Brief => Give only the number of lines that hold the word "chart".

Dataset extract =>
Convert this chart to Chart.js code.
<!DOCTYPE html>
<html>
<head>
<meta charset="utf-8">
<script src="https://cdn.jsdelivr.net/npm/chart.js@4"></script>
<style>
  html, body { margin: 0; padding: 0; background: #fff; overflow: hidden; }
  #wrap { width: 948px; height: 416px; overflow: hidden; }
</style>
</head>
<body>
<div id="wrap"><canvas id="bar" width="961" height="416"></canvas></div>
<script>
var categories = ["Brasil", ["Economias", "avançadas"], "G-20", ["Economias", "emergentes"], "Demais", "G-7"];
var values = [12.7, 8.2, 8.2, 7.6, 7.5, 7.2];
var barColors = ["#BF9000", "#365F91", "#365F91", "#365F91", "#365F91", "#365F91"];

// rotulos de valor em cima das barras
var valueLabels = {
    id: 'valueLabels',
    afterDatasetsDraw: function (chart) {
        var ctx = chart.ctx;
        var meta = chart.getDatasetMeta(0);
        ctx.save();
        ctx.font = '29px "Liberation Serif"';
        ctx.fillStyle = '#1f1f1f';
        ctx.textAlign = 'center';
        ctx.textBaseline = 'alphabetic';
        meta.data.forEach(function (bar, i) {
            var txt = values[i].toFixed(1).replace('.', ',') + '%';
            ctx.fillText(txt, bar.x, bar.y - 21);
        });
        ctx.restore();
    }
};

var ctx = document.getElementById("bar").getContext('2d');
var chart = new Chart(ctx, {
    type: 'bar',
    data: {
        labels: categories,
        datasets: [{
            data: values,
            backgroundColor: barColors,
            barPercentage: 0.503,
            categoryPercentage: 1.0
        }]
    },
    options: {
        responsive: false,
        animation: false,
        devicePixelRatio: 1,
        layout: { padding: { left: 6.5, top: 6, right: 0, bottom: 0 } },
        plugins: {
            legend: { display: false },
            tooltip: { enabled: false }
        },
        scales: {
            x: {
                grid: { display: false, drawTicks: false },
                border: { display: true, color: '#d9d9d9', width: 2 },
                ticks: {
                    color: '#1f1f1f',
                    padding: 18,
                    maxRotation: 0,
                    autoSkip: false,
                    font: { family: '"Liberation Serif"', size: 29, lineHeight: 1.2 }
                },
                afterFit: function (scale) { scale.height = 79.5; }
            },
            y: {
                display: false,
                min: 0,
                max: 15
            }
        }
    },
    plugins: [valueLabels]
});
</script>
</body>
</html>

The reply => 6